**Task objective**
For this exercise, repeat all of the material verbatim apart from its images.

**Extracted entries**
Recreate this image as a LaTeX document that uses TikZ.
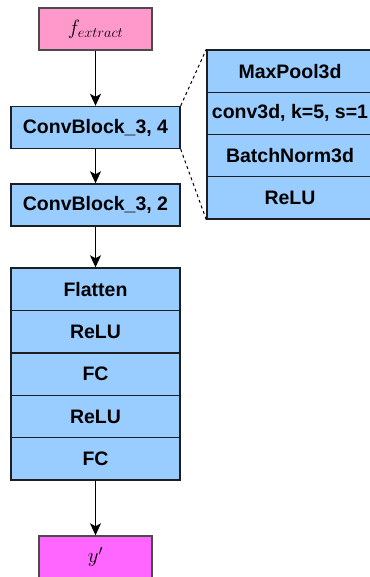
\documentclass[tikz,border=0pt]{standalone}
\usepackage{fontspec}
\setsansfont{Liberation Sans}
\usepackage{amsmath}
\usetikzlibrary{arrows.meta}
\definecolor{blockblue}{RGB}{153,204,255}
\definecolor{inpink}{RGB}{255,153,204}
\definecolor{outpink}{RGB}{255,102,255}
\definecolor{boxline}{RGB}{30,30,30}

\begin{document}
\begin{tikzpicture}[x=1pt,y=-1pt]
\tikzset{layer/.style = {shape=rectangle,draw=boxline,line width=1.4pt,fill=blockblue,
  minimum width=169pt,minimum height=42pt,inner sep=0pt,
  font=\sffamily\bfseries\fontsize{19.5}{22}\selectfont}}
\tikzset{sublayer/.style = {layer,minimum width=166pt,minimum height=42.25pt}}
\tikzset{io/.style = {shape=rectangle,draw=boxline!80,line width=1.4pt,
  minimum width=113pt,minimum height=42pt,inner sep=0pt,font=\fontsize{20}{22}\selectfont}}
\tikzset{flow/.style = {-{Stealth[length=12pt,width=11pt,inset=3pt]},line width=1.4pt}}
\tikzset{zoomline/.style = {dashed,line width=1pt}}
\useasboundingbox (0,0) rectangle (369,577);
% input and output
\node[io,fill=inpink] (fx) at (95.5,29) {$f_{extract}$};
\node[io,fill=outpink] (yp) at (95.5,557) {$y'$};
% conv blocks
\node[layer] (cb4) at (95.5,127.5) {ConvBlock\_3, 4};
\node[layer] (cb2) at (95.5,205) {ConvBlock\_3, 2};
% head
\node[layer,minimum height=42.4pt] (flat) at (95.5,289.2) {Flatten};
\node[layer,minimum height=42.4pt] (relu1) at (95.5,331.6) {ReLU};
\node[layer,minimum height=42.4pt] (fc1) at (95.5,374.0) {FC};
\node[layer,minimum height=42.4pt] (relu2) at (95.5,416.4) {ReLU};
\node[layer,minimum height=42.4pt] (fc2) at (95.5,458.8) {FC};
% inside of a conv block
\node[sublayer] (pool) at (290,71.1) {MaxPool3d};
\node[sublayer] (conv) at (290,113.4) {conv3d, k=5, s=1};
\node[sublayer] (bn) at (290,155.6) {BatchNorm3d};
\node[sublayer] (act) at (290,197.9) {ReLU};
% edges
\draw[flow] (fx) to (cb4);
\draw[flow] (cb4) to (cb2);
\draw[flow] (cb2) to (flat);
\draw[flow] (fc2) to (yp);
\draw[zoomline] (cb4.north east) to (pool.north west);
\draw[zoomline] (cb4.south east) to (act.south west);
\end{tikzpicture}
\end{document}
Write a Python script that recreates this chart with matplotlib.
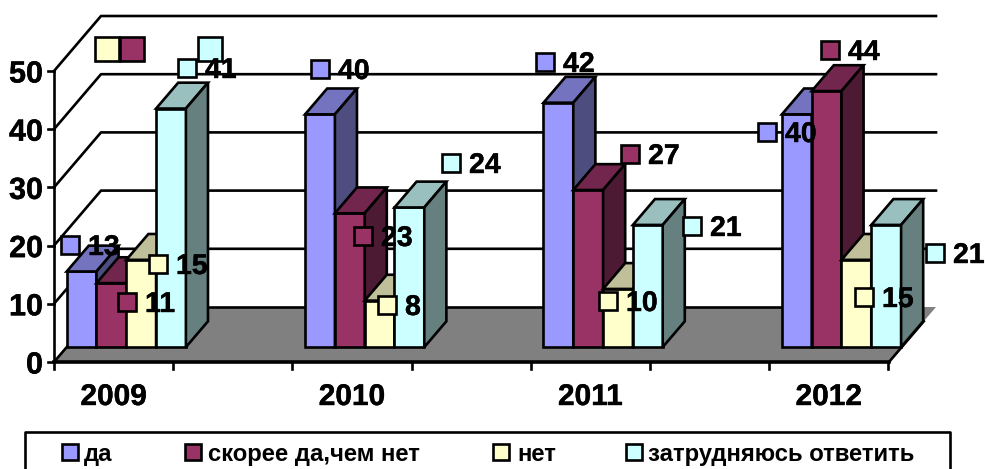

**Correct output**
Recreate this image as a LaTeX document that uses TikZ.
\documentclass[tikz,border=0pt]{standalone}
\usepackage{fontspec}
\setsansfont{Liberation Sans}
\usepackage{amsmath}
\usetikzlibrary{arrows.meta}
\definecolor{blockblue}{RGB}{153,204,255}
\definecolor{inpink}{RGB}{255,153,204}
\definecolor{outpink}{RGB}{255,102,255}
\definecolor{boxline}{RGB}{30,30,30}

\begin{document}
\begin{tikzpicture}[x=1pt,y=-1pt]
\tikzset{layer/.style = {shape=rectangle,draw=boxline,line width=1.4pt,fill=blockblue,
  minimum width=169pt,minimum height=42pt,inner sep=0pt,
  font=\sffamily\bfseries\fontsize{19.5}{22}\selectfont}}
\tikzset{sublayer/.style = {layer,minimum width=166pt,minimum height=42.25pt}}
\tikzset{io/.style = {shape=rectangle,draw=boxline!80,line width=1.4pt,
  minimum width=113pt,minimum height=42pt,inner sep=0pt,font=\fontsize{20}{22}\selectfont}}
\tikzset{flow/.style = {-{Stealth[length=12pt,width=11pt,inset=3pt]},line width=1.4pt}}
\tikzset{zoomline/.style = {dashed,line width=1pt}}
\useasboundingbox (0,0) rectangle (369,577);
% input and output
\node[io,fill=inpink] (fx) at (95.5,29) {$f_{extract}$};
\node[io,fill=outpink] (yp) at (95.5,557) {$y'$};
% conv blocks
\node[layer] (cb4) at (95.5,127.5) {ConvBlock\_3, 4};
\node[layer] (cb2) at (95.5,205) {ConvBlock\_3, 2};
% head
\node[layer,minimum height=42.4pt] (flat) at (95.5,289.2) {Flatten};
\node[layer,minimum height=42.4pt] (relu1) at (95.5,331.6) {ReLU};
\node[layer,minimum height=42.4pt] (fc1) at (95.5,374.0) {FC};
\node[layer,minimum height=42.4pt] (relu2) at (95.5,416.4) {ReLU};
\node[layer,minimum height=42.4pt] (fc2) at (95.5,458.8) {FC};
% inside of a conv block
\node[sublayer] (pool) at (290,71.1) {MaxPool3d};
\node[sublayer] (conv) at (290,113.4) {conv3d, k=5, s=1};
\node[sublayer] (bn) at (290,155.6) {BatchNorm3d};
\node[sublayer] (act) at (290,197.9) {ReLU};
% edges
\draw[flow] (fx) to (cb4);
\draw[flow] (cb4) to (cb2);
\draw[flow] (cb2) to (flat);
\draw[flow] (fc2) to (yp);
\draw[zoomline] (cb4.north east) to (pool.north west);
\draw[zoomline] (cb4.south east) to (act.south west);
\end{tikzpicture}
\end{document}
Write a Python script that recreates this chart with matplotlib.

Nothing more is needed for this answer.